(The task)
Omit all images. Write out the rest of the material exactly.

(Data segment)
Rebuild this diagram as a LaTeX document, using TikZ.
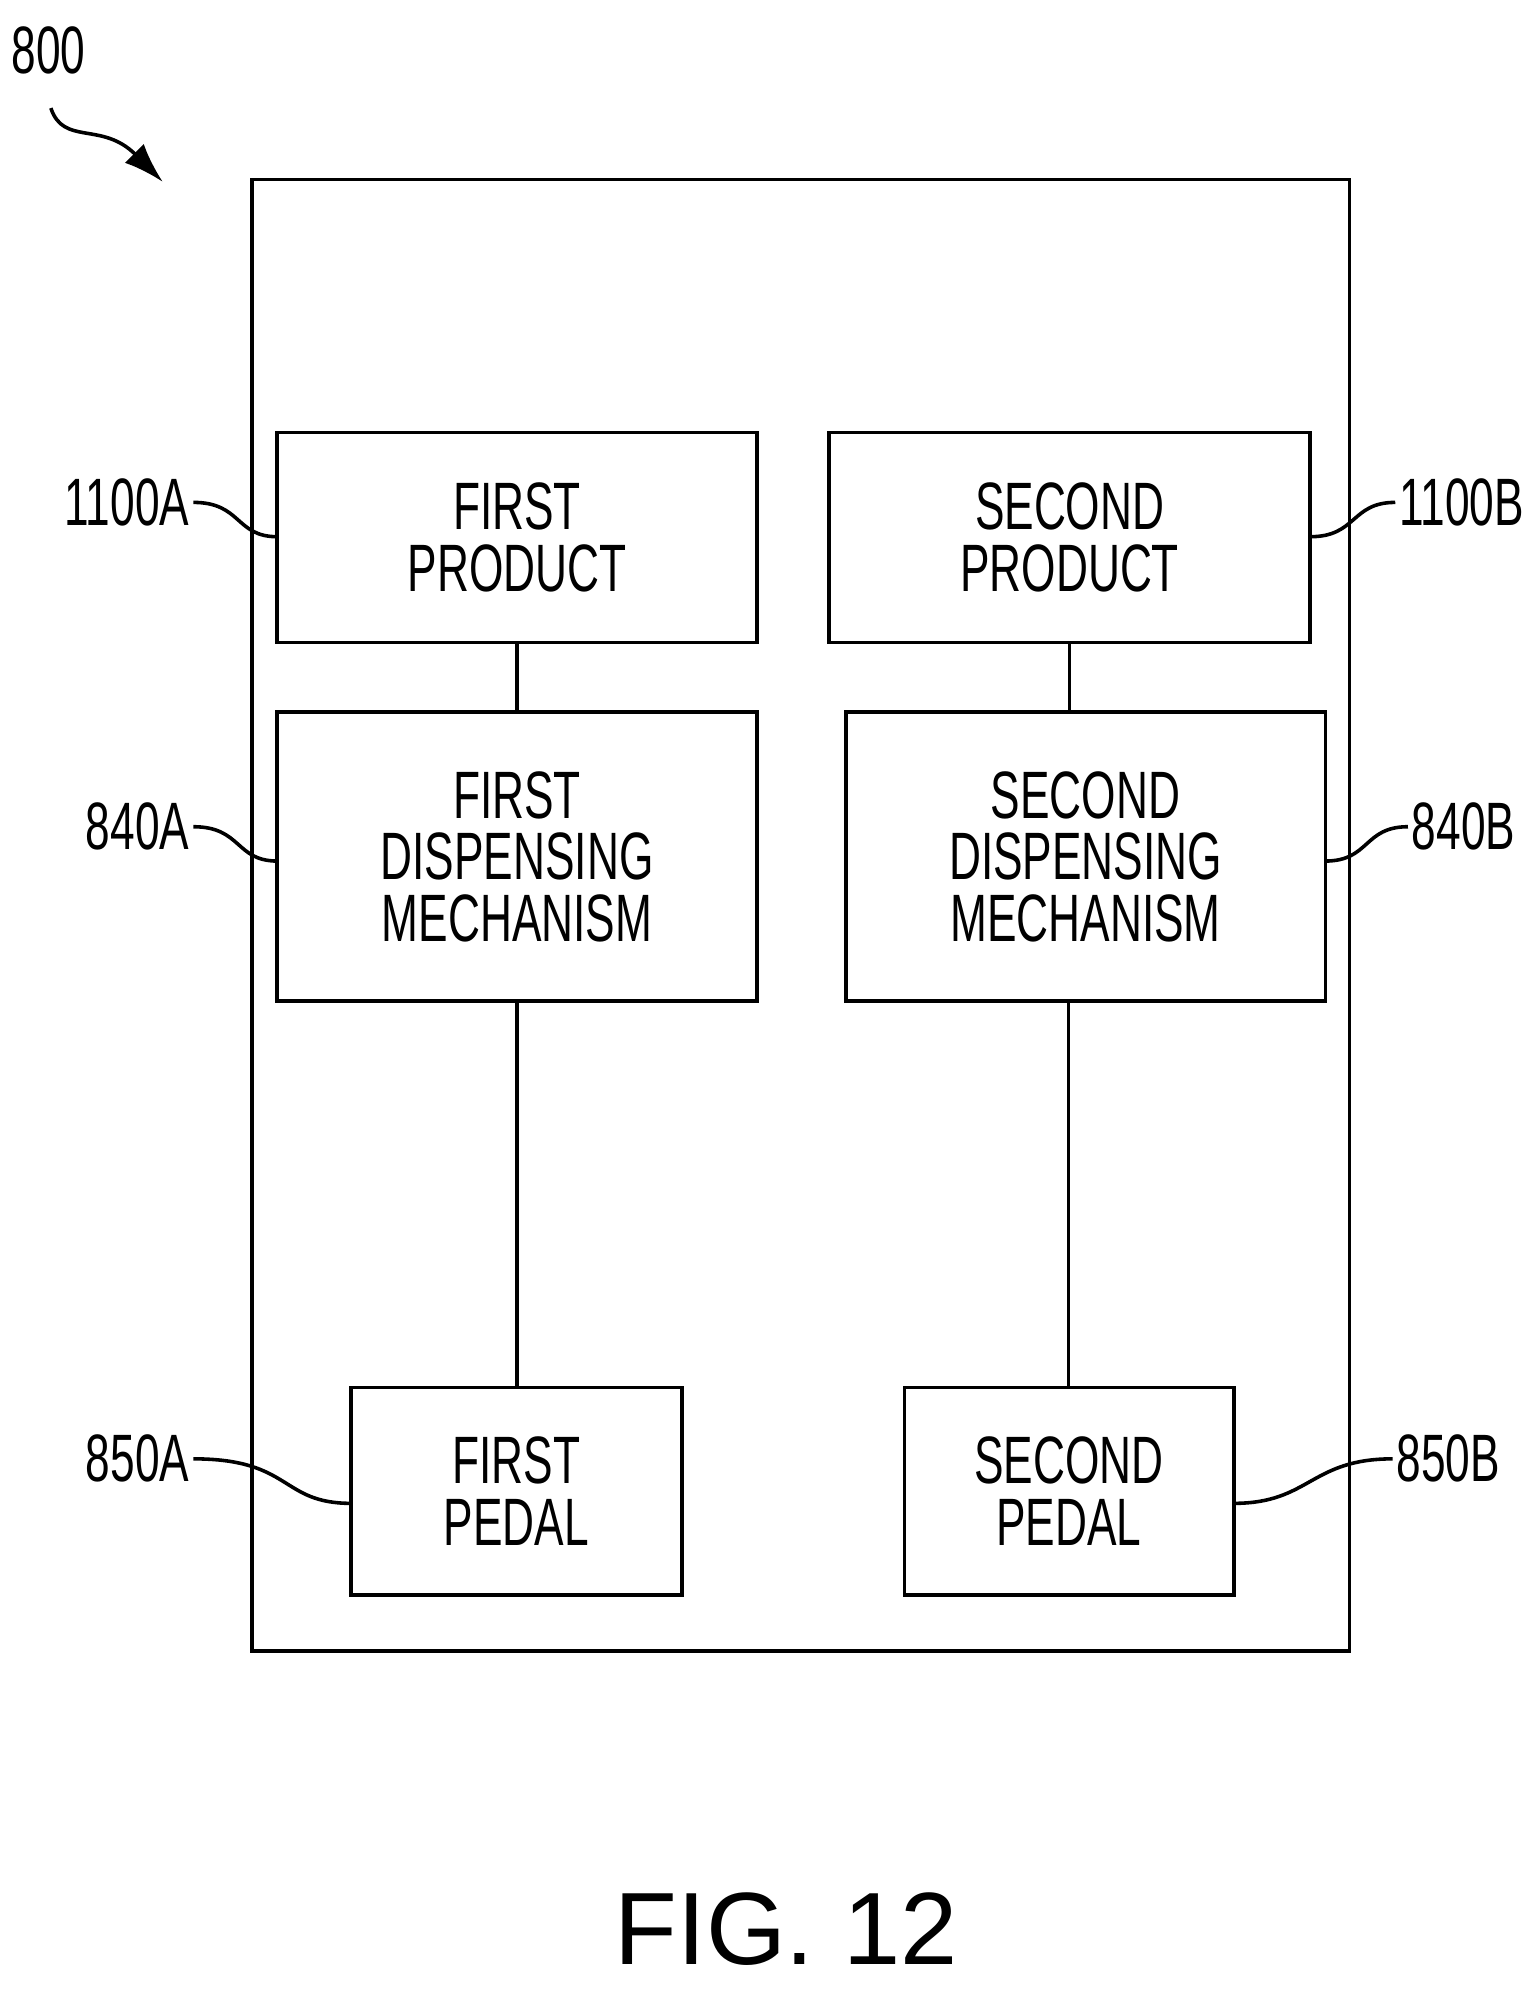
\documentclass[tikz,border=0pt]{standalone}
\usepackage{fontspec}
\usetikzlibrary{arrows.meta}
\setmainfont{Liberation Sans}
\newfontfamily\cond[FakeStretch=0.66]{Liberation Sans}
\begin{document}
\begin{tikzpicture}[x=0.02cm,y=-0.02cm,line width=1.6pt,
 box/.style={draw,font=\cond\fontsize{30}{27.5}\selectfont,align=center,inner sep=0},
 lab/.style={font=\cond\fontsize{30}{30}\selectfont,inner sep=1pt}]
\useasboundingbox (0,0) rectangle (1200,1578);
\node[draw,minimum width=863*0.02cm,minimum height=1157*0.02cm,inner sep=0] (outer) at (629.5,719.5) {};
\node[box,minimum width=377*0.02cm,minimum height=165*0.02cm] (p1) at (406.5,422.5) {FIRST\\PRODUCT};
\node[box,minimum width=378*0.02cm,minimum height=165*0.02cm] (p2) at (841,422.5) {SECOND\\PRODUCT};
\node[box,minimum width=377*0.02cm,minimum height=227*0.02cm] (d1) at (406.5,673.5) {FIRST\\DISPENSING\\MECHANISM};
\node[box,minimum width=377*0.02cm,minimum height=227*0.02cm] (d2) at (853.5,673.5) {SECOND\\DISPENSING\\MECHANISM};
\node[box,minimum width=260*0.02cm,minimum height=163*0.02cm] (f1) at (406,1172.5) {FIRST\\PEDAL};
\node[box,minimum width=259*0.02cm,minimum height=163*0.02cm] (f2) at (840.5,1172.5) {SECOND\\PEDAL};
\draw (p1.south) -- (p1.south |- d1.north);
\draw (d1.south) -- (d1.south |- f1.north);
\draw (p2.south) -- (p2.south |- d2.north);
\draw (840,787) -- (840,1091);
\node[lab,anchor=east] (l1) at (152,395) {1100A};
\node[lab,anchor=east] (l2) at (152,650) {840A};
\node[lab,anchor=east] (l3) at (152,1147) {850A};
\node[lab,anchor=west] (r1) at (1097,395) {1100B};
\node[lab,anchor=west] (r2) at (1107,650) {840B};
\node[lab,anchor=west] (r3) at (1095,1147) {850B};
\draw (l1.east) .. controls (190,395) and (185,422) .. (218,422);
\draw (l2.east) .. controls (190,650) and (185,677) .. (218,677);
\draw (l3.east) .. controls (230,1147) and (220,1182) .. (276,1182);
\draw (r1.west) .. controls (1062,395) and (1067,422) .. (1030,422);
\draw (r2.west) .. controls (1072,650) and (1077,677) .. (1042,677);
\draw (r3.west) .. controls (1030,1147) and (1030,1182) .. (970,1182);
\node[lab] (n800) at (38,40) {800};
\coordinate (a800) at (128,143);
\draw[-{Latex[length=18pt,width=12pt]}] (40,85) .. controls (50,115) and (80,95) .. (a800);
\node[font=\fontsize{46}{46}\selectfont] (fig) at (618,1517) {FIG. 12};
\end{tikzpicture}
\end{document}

(The solution)
Rebuild this diagram as a LaTeX document, using TikZ.
\documentclass[tikz,border=0pt]{standalone}
\usepackage{fontspec}
\usetikzlibrary{arrows.meta}
\setmainfont{Liberation Sans}
\newfontfamily\cond[FakeStretch=0.66]{Liberation Sans}
\begin{document}
\begin{tikzpicture}[x=0.02cm,y=-0.02cm,line width=1.6pt,
 box/.style={draw,font=\cond\fontsize{30}{27.5}\selectfont,align=center,inner sep=0},
 lab/.style={font=\cond\fontsize{30}{30}\selectfont,inner sep=1pt}]
\useasboundingbox (0,0) rectangle (1200,1578);
\node[draw,minimum width=863*0.02cm,minimum height=1157*0.02cm,inner sep=0] (outer) at (629.5,719.5) {};
\node[box,minimum width=377*0.02cm,minimum height=165*0.02cm] (p1) at (406.5,422.5) {FIRST\\PRODUCT};
\node[box,minimum width=378*0.02cm,minimum height=165*0.02cm] (p2) at (841,422.5) {SECOND\\PRODUCT};
\node[box,minimum width=377*0.02cm,minimum height=227*0.02cm] (d1) at (406.5,673.5) {FIRST\\DISPENSING\\MECHANISM};
\node[box,minimum width=377*0.02cm,minimum height=227*0.02cm] (d2) at (853.5,673.5) {SECOND\\DISPENSING\\MECHANISM};
\node[box,minimum width=260*0.02cm,minimum height=163*0.02cm] (f1) at (406,1172.5) {FIRST\\PEDAL};
\node[box,minimum width=259*0.02cm,minimum height=163*0.02cm] (f2) at (840.5,1172.5) {SECOND\\PEDAL};
\draw (p1.south) -- (p1.south |- d1.north);
\draw (d1.south) -- (d1.south |- f1.north);
\draw (p2.south) -- (p2.south |- d2.north);
\draw (840,787) -- (840,1091);
\node[lab,anchor=east] (l1) at (152,395) {1100A};
\node[lab,anchor=east] (l2) at (152,650) {840A};
\node[lab,anchor=east] (l3) at (152,1147) {850A};
\node[lab,anchor=west] (r1) at (1097,395) {1100B};
\node[lab,anchor=west] (r2) at (1107,650) {840B};
\node[lab,anchor=west] (r3) at (1095,1147) {850B};
\draw (l1.east) .. controls (190,395) and (185,422) .. (218,422);
\draw (l2.east) .. controls (190,650) and (185,677) .. (218,677);
\draw (l3.east) .. controls (230,1147) and (220,1182) .. (276,1182);
\draw (r1.west) .. controls (1062,395) and (1067,422) .. (1030,422);
\draw (r2.west) .. controls (1072,650) and (1077,677) .. (1042,677);
\draw (r3.west) .. controls (1030,1147) and (1030,1182) .. (970,1182);
\node[lab] (n800) at (38,40) {800};
\coordinate (a800) at (128,143);
\draw[-{Latex[length=18pt,width=12pt]}] (40,85) .. controls (50,115) and (80,95) .. (a800);
\node[font=\fontsize{46}{46}\selectfont] (fig) at (618,1517) {FIG. 12};
\end{tikzpicture}
\end{document}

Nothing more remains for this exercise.